Rep. Graham will Lobby for Quality Care for Moms and Babies Act

Representative Gwen Graham, D-Fla., sponsored a bill called the Quality Care for Moms and Babies Act.

The bill would build on the successful and bipartisan Pediatric Quality Measures Program, providing a much-needed focus on maternity care quality and health outcomes for mothers and infants.

Graham, announced the Quality Care for Moms and Babies Act at Capital Area Healthy Start.

Kristy Goldwire, executive director of Capital Area Healthy Start Coalition explains that an average of 100 babies die in Tallahassee’s five county regions.  

“In 2014 in Leon County there were 22 infant deaths, that does not include fetal deaths, of the 22 infant deaths they were babies who died before their first birthday,” Goldwire said.

Graham’s bill is critical for infants, who rely on high quality health care for a strong start in life.  

The Quality Care for Moms and Babies Act would also support the continued success of maternity and infant care quality collaboratives, which have already improved health outcomes and reduced health care costs in a number of states, including Michigan, Ohio, Washington and Iowa.

These collaboratives would bring together local stakeholders in maternal and infant care to share best practices and ensure that information on high-quality care reaches the providers and hospitals that need it most, such as those in rural communities.

Dr. Louis St.
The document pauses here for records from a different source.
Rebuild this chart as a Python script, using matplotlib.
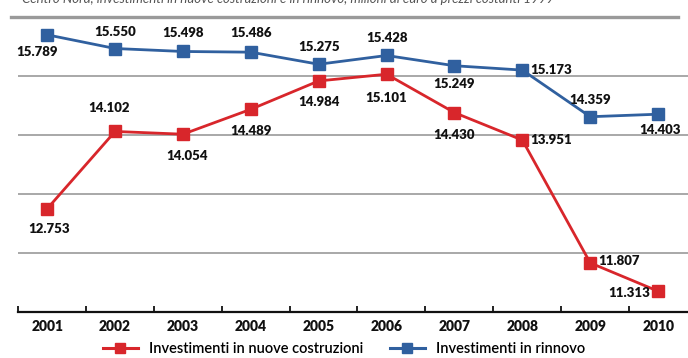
import matplotlib
matplotlib.use("Agg")
import matplotlib.pyplot as plt
from matplotlib.lines import Line2D
import numpy as np

# data (milioni di euro a prezzi costanti 1999)
years = [2001, 2002, 2003, 2004, 2005, 2006, 2007, 2008, 2009, 2010]
nuove = [12753, 14102, 14054, 14489, 14984, 15101, 14430, 13951, 11807, 11313]
rinnovo = [15789, 15550, 15498, 15486, 15275, 15428, 15249, 15173, 14359, 14403]
title = "Centro Nord, investimenti in nuove costruzioni e in rinnovo, milioni di euro a prezzi costanti 1999"
label_nuove = "Investimenti in nuove costruzioni"
label_rinnovo = "Investimenti in rinnovo"

# label offsets in pixels (dx, dy, ha)
off_rinnovo = [(-10, -17, "center"), (0, 17, "center"), (0, 18, "center"), (0, 19, "center"),
               (0, 17, "center"), (0, 17, "center"), (0, -18, "center"), (8, 0, "left"),
               (0, 17, "center"), (2, -16, "center")]
off_nuove = [(2, -20, "center"), (-6, 23, "center"), (4, -22, "center"), (0, -22, "center"),
             (0, -21, "center"), (0, -24, "center"), (0, -22, "center"), (8, 0, "left"),
             (8, 2, "left"), (-8, -2, "right")]

blue = "#30609f"
red = "#d8262b"
W, H = 688, 358
fam = ["Lato", "DejaVu Sans"]


def fmt(v):
    return f"{v:,}".replace(",", ".")


fig = plt.figure(figsize=(W / 100, H / 100), dpi=100)
ax = fig.add_axes([18 / W, (H - 312) / H, (W - 18) / W, 295 / H])
ax.set_xlim(2000.57, 2010.44)
ax.set_ylim(10950, 16100)

# gridlines
grid_y = np.linspace(10950, 16100, 6)
for g in grid_y[1:-1]:
    ax.axhline(g, color="#a8a8a8", lw=1.4, zorder=0)
ax.axhline(grid_y[-1], xmin=-0.01, xmax=0.985, color="#9a9a9a", lw=2.4, zorder=0, clip_on=False)

ax.plot(years, rinnovo, color=blue, lw=2.0, marker="s", ms=8.5, zorder=3)
ax.plot(years, nuove, color=red, lw=2.0, marker="s", ms=8.5, zorder=3)

for x, v, (dx, dy, ha) in zip(years, rinnovo, off_rinnovo):
    ax.annotate(fmt(v), (x, v), xytext=(dx, dy), textcoords="offset pixels",
                ha=ha, va="center", fontsize=9.5, fontweight="heavy",
                family=fam, color="#111111", zorder=4)
for x, v, (dx, dy, ha) in zip(years, nuove, off_nuove):
    ax.annotate(fmt(v), (x, v), xytext=(dx, dy), textcoords="offset pixels",
                ha=ha, va="center", fontsize=9.5, fontweight="heavy",
                family=fam, color="#111111", zorder=4)

for s in ["top", "right", "left"]:
    ax.spines[s].set_visible(False)
ax.spines["bottom"].set_linewidth(1.6)
ax.spines["bottom"].set_color("#111111")
ax.set_yticks([])
ax.set_xticks(years)
ax.set_xticklabels([str(y) for y in years], fontsize=10, fontweight="heavy",
                   family=fam, color="#111111")
ax.tick_params(axis="x", which="major", length=0, pad=6)
ax.set_xticks([y - 0.43 for y in years], minor=True)
ax.tick_params(axis="x", which="minor", direction="in", length=4, width=1.3, color="#111111")

fig.text(22 / W, 1 - 3 / H, title, ha="left", va="baseline", fontsize=9.5,
         style="italic", color="#555555", family=fam)

handles = [Line2D([], [], color=red, lw=2.2, marker="s", ms=7),
           Line2D([], [], color=blue, lw=2.2, marker="s", ms=7)]
fig.legend(handles, [label_nuove, label_rinnovo], loc="center", bbox_to_anchor=(0.5, 1 - 349 / H),
           ncol=2, frameon=False, handlelength=2.4, columnspacing=1.8, handletextpad=0.8,
           prop={"family": fam, "size": 10.5, "weight": "semibold"}, borderpad=0)

fig.savefig("out.png", dpi=100)
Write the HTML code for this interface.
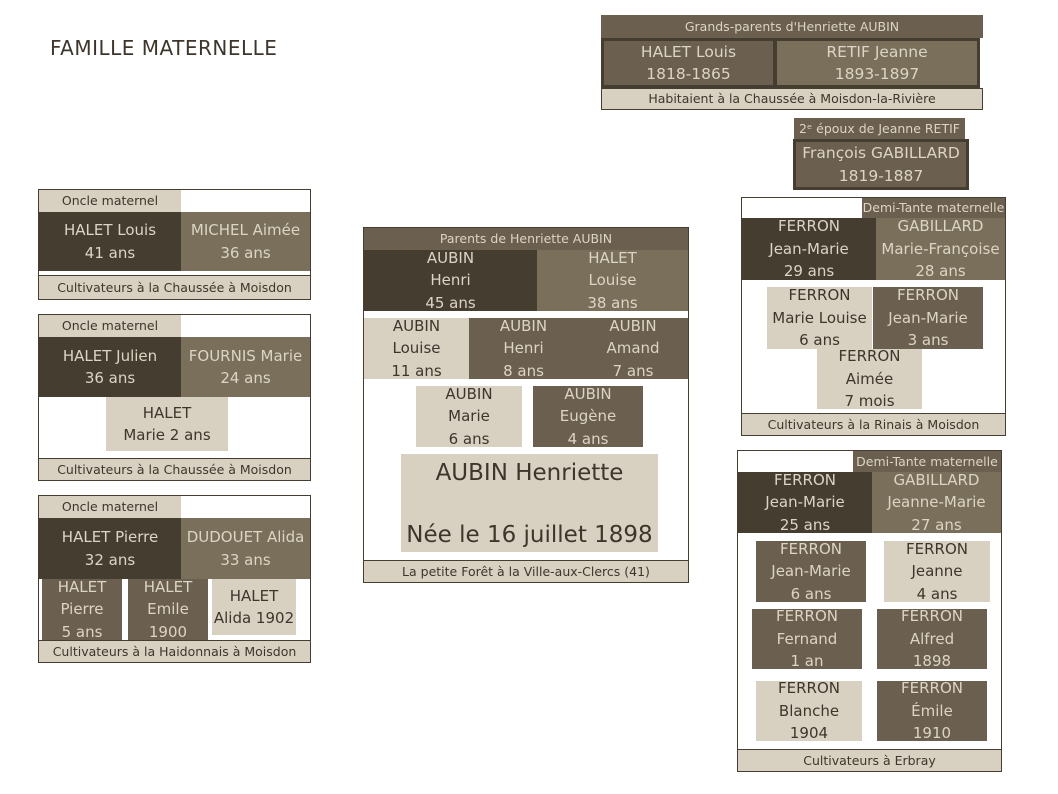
<!DOCTYPE html>
<html><head><meta charset="utf-8"><style>
body{margin:0;width:1058px;height:794px;background:#fff;position:relative;overflow:hidden;font-family:"DejaVu Sans","Liberation Sans",sans-serif;}
.c{position:absolute;box-sizing:border-box;display:flex;flex-direction:column;justify-content:center;align-items:center;text-align:center;font-size:15px;line-height:22.5px;white-space:nowrap;overflow:hidden}
.d{background:#463d31;color:#dcd4c4}
.m{background:#7a6f5b;color:#dcd4c4}
.g{background:#6b5f50;color:#dcd4c4}
.l{background:#d8d0c0;color:#3e362c}
.s{font-size:12.5px;line-height:20px}
.box{position:absolute;box-sizing:border-box;border:1px solid #463d31;background:#fff}
</style></head><body>
<div style="position:absolute;left:50px;top:36px;font-size:20px;color:#3e362c;letter-spacing:0.5px">FAMILLE MATERNELLE</div>

<div class="c g s" style="left:601px;top:15px;width:382px;height:23px">Grands-parents d'Henriette AUBIN</div>
<div style="position:absolute;left:601px;top:38px;width:379px;height:50px;box-sizing:border-box;border:3px solid #463d31;background:#463d31"></div>
<div class="c g" style="left:604px;top:41px;width:169px;height:44px;font-size:15.5px">HALET Louis<br>1818-1865</div>
<div class="c m" style="left:777px;top:41px;width:200px;height:44px;font-size:15.5px">RETIF Jeanne<br>1893-1897</div>
<div class="c l s" style="left:601px;top:88px;width:382px;height:22px;border:1px solid #463d31">Habitaient à la Chaussée à Moisdon-la-Rivière</div>

<div class="c g s" style="left:794px;top:118px;width:171px;height:21px">2ᵉ époux de Jeanne RETIF</div>
<div class="c g" style="left:793px;top:139px;width:176px;height:51px;border:3px solid #463d31;font-size:15.5px">François GABILLARD<br>1819-1887</div>

<div class="box" style="left:38px;top:189px;width:273px;height:111px"></div>
<div class="c l s" style="left:39px;top:190px;width:142px;height:22px">Oncle maternel</div>
<div class="c d" style="left:39px;top:212px;width:142px;height:59px">HALET Louis<br>41 ans</div>
<div class="c m" style="left:181px;top:212px;width:129px;height:59px">MICHEL Aimée<br>36 ans</div>
<div class="c l s" style="left:39px;top:275px;width:271px;height:24px;border-top:1px solid #463d31">Cultivateurs à la Chaussée à Moisdon</div>

<div class="box" style="left:38px;top:314px;width:273px;height:167px"></div>
<div class="c l s" style="left:39px;top:315px;width:142px;height:22px">Oncle maternel</div>
<div class="c d" style="left:39px;top:337px;width:142px;height:60px">HALET Julien<br>36 ans</div>
<div class="c m" style="left:181px;top:337px;width:129px;height:60px">FOURNIS Marie<br>24 ans</div>
<div class="c l" style="left:106px;top:397px;width:122px;height:54px">HALET<br>Marie 2 ans</div>
<div class="c l s" style="left:39px;top:458px;width:271px;height:22px;border-top:1px solid #463d31">Cultivateurs à la Chaussée à Moisdon</div>

<div class="box" style="left:38px;top:495px;width:273px;height:168px"></div>
<div class="c l s" style="left:39px;top:496px;width:142px;height:22px">Oncle maternel</div>
<div class="c d" style="left:39px;top:518px;width:142px;height:61px">HALET Pierre<br>32 ans</div>
<div class="c m" style="left:181px;top:518px;width:129px;height:61px">DUDOUET Alida<br>33 ans</div>
<div class="c g" style="left:42px;top:579px;width:80px;height:61px">HALET<br>Pierre<br>5 ans</div>
<div class="c g" style="left:128px;top:579px;width:80px;height:61px">HALET<br>Emile<br>1900</div>
<div class="c l" style="left:212px;top:579px;width:84px;height:56px">HALET<br>Alida 1902</div>
<div class="c l s" style="left:39px;top:640px;width:271px;height:22px;border-top:1px solid #463d31">Cultivateurs à la Haidonnais à Moisdon</div>

<div class="box" style="left:363px;top:227px;width:326px;height:356px"></div>
<div class="c g s" style="left:364px;top:228px;width:324px;height:22px">Parents de Henriette AUBIN</div>
<div class="c d" style="left:364px;top:250px;width:173px;height:61px">AUBIN<br>Henri<br>45 ans</div>
<div class="c m" style="left:537px;top:250px;width:151px;height:61px">HALET<br>Louise<br>38 ans</div>
<div class="c l" style="left:364px;top:318px;width:105px;height:61px">AUBIN<br>Louise<br>11 ans</div>
<div class="c g" style="left:469px;top:318px;width:109px;height:61px">AUBIN<br>Henri<br>8 ans</div>
<div class="c g" style="left:578px;top:318px;width:110px;height:61px">AUBIN<br>Amand<br>7 ans</div>
<div class="c l" style="left:416px;top:386px;width:106px;height:61px">AUBIN<br>Marie<br>6 ans</div>
<div class="c g" style="left:533px;top:386px;width:110px;height:61px">AUBIN<br>Eugène<br>4 ans</div>
<div class="c l" style="left:401px;top:454px;width:257px;height:98px;font-size:23px;line-height:34px;justify-content:space-between;padding:2px 0 0">
<span>AUBIN Henriette</span><span>Née le 16 juillet 1898</span></div>
<div class="c l s" style="left:364px;top:560px;width:324px;height:22px;border-top:1px solid #463d31">La petite Forêt à la Ville-aux-Clercs (41)</div>

<div class="box" style="left:741px;top:197px;width:265px;height:239px"></div>
<div class="c g s" style="left:862px;top:198px;width:143px;height:20px">Demi-Tante maternelle</div>
<div class="c d" style="left:742px;top:218px;width:134px;height:62px">FERRON<br>Jean-Marie<br>29 ans</div>
<div class="c m" style="left:876px;top:218px;width:129px;height:62px">GABILLARD<br>Marie-Françoise<br>28 ans</div>
<div class="c l" style="left:767px;top:287px;width:105px;height:62px">FERRON<br>Marie Louise<br>6 ans</div>
<div class="c g" style="left:873px;top:287px;width:110px;height:62px">FERRON<br>Jean-Marie<br>3 ans</div>
<div class="c l" style="left:817px;top:349px;width:105px;height:60px">FERRON<br>Aimée<br>7 mois</div>
<div class="c l s" style="left:742px;top:413px;width:263px;height:22px;border-top:1px solid #463d31">Cultivateurs à la Rinais à Moisdon</div>

<div class="box" style="left:737px;top:450px;width:265px;height:322px"></div>
<div class="c g s" style="left:853px;top:451px;width:148px;height:21px">Demi-Tante maternelle</div>
<div class="c d" style="left:738px;top:472px;width:134px;height:61px">FERRON<br>Jean-Marie<br>25 ans</div>
<div class="c m" style="left:872px;top:472px;width:129px;height:61px">GABILLARD<br>Jeanne-Marie<br>27 ans</div>
<div class="c g" style="left:756px;top:541px;width:110px;height:61px">FERRON<br>Jean-Marie<br>6 ans</div>
<div class="c l" style="left:884px;top:541px;width:106px;height:61px">FERRON<br>Jeanne<br>4 ans</div>
<div class="c g" style="left:752px;top:609px;width:110px;height:60px">FERRON<br>Fernand<br>1 an</div>
<div class="c g" style="left:877px;top:609px;width:110px;height:60px">FERRON<br>Alfred<br>1898</div>
<div class="c l" style="left:756px;top:681px;width:106px;height:60px">FERRON<br>Blanche<br>1904</div>
<div class="c g" style="left:877px;top:681px;width:110px;height:60px">FERRON<br>Émile<br>1910</div>
<div class="c l s" style="left:738px;top:749px;width:263px;height:22px;border-top:1px solid #463d31">Cultivateurs à Erbray</div>
</body></html>
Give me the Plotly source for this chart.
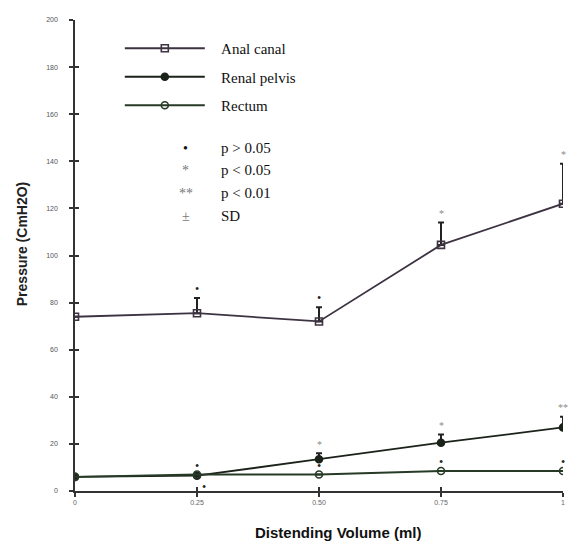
import plotly.graph_objects as go

volume = [0, 0.25, 0.5, 0.75, 1]
x_tick_labels = ["0", "0.25", "0.50", "0.75", "1"]
y_ticks = list(range(0, 201, 20))

anal_canal = [74, 75.5, 72, 104.5, 122]
anal_canal_sd = [0, 6.5, 6, 9.5, 17]
anal_canal_sig = ["", "•", "•", "*", "*"]

renal_pelvis = [6, 6.5, 13.5, 20.5, 27]
renal_pelvis_sd = [0, 0, 2.5, 3.5, 4.5]
renal_pelvis_sig = ["", "•", "*", "*", "**"]

rectum = [6, 7, 7, 8.5, 8.5]
rectum_sd = [0, 0, 0, 0, 0]
rectum_sig = ["", "•", "•", "•", "•"]

key_symbols = ["•", "*", "**", "±"]
key_texts = ["p > 0.05", "p < 0.05", "p < 0.01", "SD"]

W, H = 572, 544
L, R, T, B = 75, 7, 20, 53
pw, ph = W - L - R, H - T - B


def px(xp):
    return (xp - L) / pw


def py(yp):
    return (H - B - yp) / ph


fig = go.Figure()

NB = "\u00a0\u00a0\u00a0"
series = [
    ("Anal canal", anal_canal, anal_canal_sd, "square-open", 7, "#3d3342"),
    ("Renal pelvis", renal_pelvis, renal_pelvis_sd, "circle", 7, "#1a221a"),
    ("Rectum", rectum, rectum_sd, "circle-open", 7, "#263a26"),
]
for i, (name, vals, sd, sym, size, col) in enumerate(series):
    fig.add_trace(go.Scatter(
        x=volume, y=vals, name=NB + name, mode="lines+markers",
        legendgroup=name,
        line=dict(color=col, width=1.8),
        marker=dict(symbol=sym, size=size, color=col,
                    line=dict(color=col, width=1.6)),
        error_y=dict(type="data", array=sd, arrayminus=[0] * len(sd),
                     symmetric=False, color="#222222", thickness=2, width=3),
    ))

# empty trace so the overlay axes (inner half of the cross ticks) are drawn
fig.add_trace(go.Scatter(x=[None], y=[None], xaxis="x2", yaxis="y2",
                         showlegend=False, hoverinfo="skip"))

# significance marks
for vals, sd, sig, kind in [(anal_canal, anal_canal_sd, anal_canal_sig, "a"),
                            (renal_pelvis, renal_pelvis_sd, renal_pelvis_sig, "r"),
                            (rectum, rectum_sd, rectum_sig, "c")]:
    for j, s in enumerate(sig):
        if not s:
            continue
        ys = 9
        xs = 0
        if kind == "r" and j == 1:
            ys, xs = -11, 7
        colr = "#222222" if s == "•" else "#8a8a8a"
        fig.add_annotation(x=volume[j], y=vals[j] + sd[j], text=s,
                           showarrow=False, xshift=xs, yshift=ys,
                           font=dict(family="Liberation Serif", size=12 if s == "•" else 10,
                                     color=colr))

# key of symbols
key_y = [148, 170, 193, 216]
for s, t, yp in zip(key_symbols, key_texts, key_y):
    fig.add_annotation(xref="paper", yref="paper", x=px(186), y=py(yp), text=s,
                       showarrow=False, xanchor="center", yanchor="middle",
                       font=dict(family="Liberation Serif", size=14,
                                 color="#111111" if s == "•" else "#777777"))
    fig.add_annotation(xref="paper", yref="paper", x=px(220), y=py(yp), text=t,
                       showarrow=False, xanchor="left", yanchor="middle",
                       font=dict(family="Liberation Serif", size=15, color="#111111"))

# axis titles
fig.add_annotation(xref="paper", yref="paper", x=px(339), y=py(532),
                   xanchor="center", yanchor="middle",
                   text="<b>Distending Volume (ml)</b>", showarrow=False,
                   font=dict(family="Liberation Sans", size=15, color="#111111"))
fig.add_annotation(xref="paper", yref="paper", x=px(22), y=py(244),
                   xanchor="center", yanchor="middle",
                   text="<b>Pressure (CmH2O)</b>", showarrow=False, textangle=-90,
                   font=dict(family="Liberation Sans", size=14, color="#222222"))

fig.update_layout(
    width=W, height=H,
    margin=dict(l=L, r=R, t=T, b=B),
    paper_bgcolor="white", plot_bgcolor="white",
    showlegend=True,
    legend=dict(x=px(120), y=py(32), xanchor="left", yanchor="top",
                bgcolor="rgba(0,0,0,0)", itemwidth=80, tracegroupgap=6,
                font=dict(family="Liberation Serif", size=15, color="#111111")),
    xaxis=dict(range=[0, 1], tickvals=volume, ticktext=x_tick_labels,
               showgrid=False, zeroline=False, showline=True, linecolor="#333333",
               linewidth=1.5, ticks="outside", ticklen=4, tickcolor="#333333",
               tickwidth=1.5,
               tickfont=dict(family="Liberation Sans", size=7, color="#666666")),
    yaxis=dict(range=[0, 200], tickvals=y_ticks,
               showgrid=False, zeroline=False, showline=True, linecolor="#333333",
               linewidth=1.5, ticks="outside", ticklen=4, tickcolor="#333333",
               tickwidth=1.5, ticklabelstandoff=10,
               tickfont=dict(family="Liberation Sans", size=7, color="#555555")),
    xaxis2=dict(range=[0, 1], tickvals=volume, overlaying="x", anchor="y2",
                showticklabels=False, showgrid=False, zeroline=False,
                ticks="inside", ticklen=4, tickcolor="#333333", tickwidth=1.5),
    yaxis2=dict(range=[0, 200], tickvals=y_ticks, overlaying="y", anchor="x2",
                showticklabels=False, showgrid=False, zeroline=False,
                ticks="inside", ticklen=4, tickcolor="#333333", tickwidth=1.5),
)

fig.write_html("out.html")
Petery, pediatric cardiologist expressed that one of the issues for pediatricians are poor people, and we see a lot of kids who are on Medicaid.

“The issue of quality measures for kids particularly poor kids was addressed in previous legislation and I think Gwen Graham’s bill would expand that to mothers and young infants,” St Petery said. “Congresswoman Graham’s bill would establish some quality measures that would provide data that would address the disparities that we see particularly in Medicaid and CHIP population.”

The Quality Care for Moms and Babies Act builds on successful strategies that work, ensuring that we hold Medicaid and the Children’s Health Insurance Program accountable by measuring and evaluating their performances in caring for our mothers and babies.